On the ferry, a fellow passenger pointed out a steamer in the distance and told Grace it was called Lady of the Lake. Grace explains to Dr. Jordan that there was a quilt pattern of the same name, which she’d previously believed to be named after the poem by Sir Walter Scott. But the pattern didn’t look like a lady or a lake. Grace understood that the boat must have taken its name from the poem, and the quilt had taken its name from the boat since the pattern included a pinwheel design that resembled a steamboat paddle. She explains to Dr. Jordan how this realization gave her a renewed sense of faith because she realized that things could make sense if one pondered them enough.

After Grace and McDermott arrived at Lewiston, they checked into rooms at a tavern. McDermott again tried to force himself on Grace, but she locked him out of her room. In bed, she comforted herself with the thought that in a hundred years she would be dead and no longer worried about the trouble she was in. On the edge of sleep, she saw a vision of a ship’s wake disappearing on the surface of the water. Grace linked this vision to a sensation that her own footsteps were erased, and, as she gave in to the feeling that she never existed, she thought to herself, “It is almost the same as being innocent.”

Grace dreamt that she was walking up to Mr. Kinnear’s house, and, as she approached, lamps turned on in the windows. She felt a longing to go inside. Just as a hand slipped into hers, she awoke to someone knocking on the door.

Analysis: Part X

The account Grace gives of the aftermath of the murders again underscores the horrible behavior of men and the vulnerability of women. Though many ambiguities exist in her tale, according to Grace, McDermott felt empowered after he killed Nancy and Mr. Kinnear and largely took control of the situation. His newfound sense of power emboldened him to make a series of unwanted sexual advances on Grace, placing her in an especially vulnerable position. Although Grace’s account of McDermott’s ferocious sexual advances shows her innocence, the reader also knows that during the trial, McDermott continued to claim that Grace had promised him sexual favors. This charge against Grace largely convinced the public of Grace’s guilt, since they assumed she must have wielded her feminine wiles to seduce McDermott and make him commit the murders. Such an argument results from a profound bias against women, a bias that is, in turn, rooted in a fear of women that stands at the heart of a patriarchal society. McDermott’s repeated attempts sexual violence against Grace once again point to the social inequality between men and women.

A point of ambiguity arises during the carriage scene, when Grace looks to the sky and tries to pray to a God who might not even exist. Although Grace describes the agony involved in this crisis of faith, her attitude toward religion throughout the rest of the novel places the authenticity of her faith in question. Consider the descriptions Grace provided in Part III of her experience in the asylum. The matrons there were all deeply religious. They frequently urged Grace to repent, implying that her apparent madness stemmed from the accumulation of sins. Yet Grace knew full well that she was not insane and that the matrons profoundly misunderstood her condition. Grace also criticized the prison chaplain, who used the Christian language of forgiveness and redemption to manipulate prisoners into confessing.
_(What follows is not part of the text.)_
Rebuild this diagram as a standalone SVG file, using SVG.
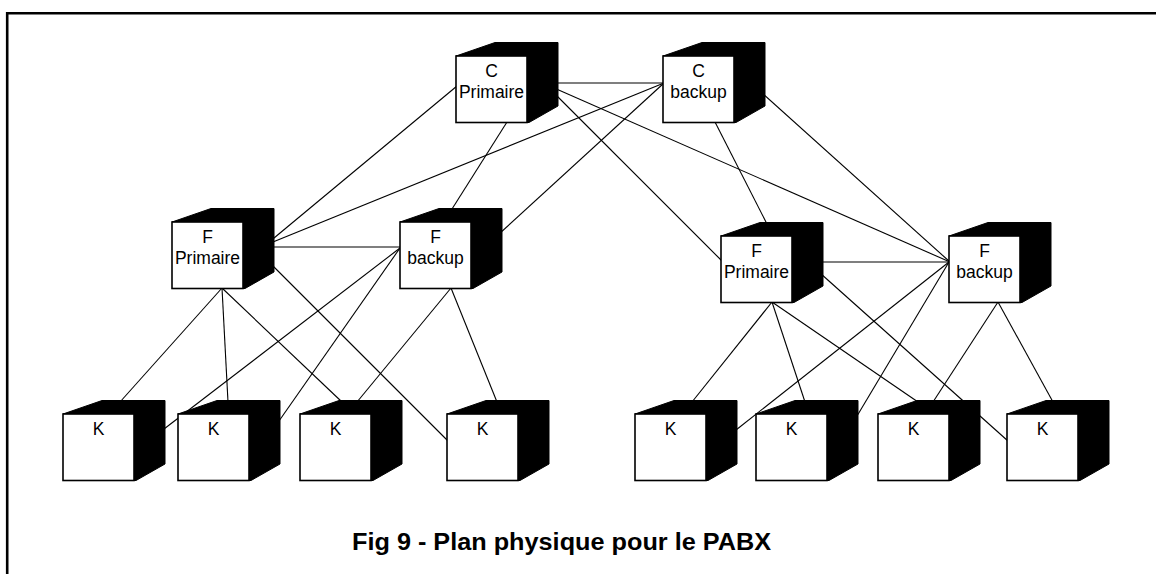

Given these examples of religious criticism, Grace’s appeal to God in Part X seems out of character. It is possible that Grace has authentic faith and that she simply disagrees with how some religious people use their authority to force others to believe. However, it is also possible that Grace inserts this plea as a way to punctuate her story with a moment of crisis that will gain more sympathy from her listener.

The possibility that Grace feigns her appeal to God is supported by the scene on the ferry. Grace describes how she came to understand that the quilt pattern called Lady of the Lake was not named after the poem by Sir Walter Scott but for a boat. She interprets her own process of understanding as a sign that order exists in the world,and that she can indeed continue to have faith. Yet even though Grace sees a “design” in the order of things, the faith she professes here is not explicitly religious. Furthermore, from a storytelling perspective, the scene on the ferry serves as a suspiciously convenient follow-up to the scene in the carriage. If the crisis of faith in the carriage represented the climax of Grace’s life story, then the swift restoration of that faith on the ferry represents the falling action. Grace’s account therefore takes the shape of a story of faith lost and regained, a shape so typical in literature as to be suspicious for real-life experience. In other words, Grace may well have shaped her story into pattern of her own design, one meant to appeal to listeners and gain their sympathy.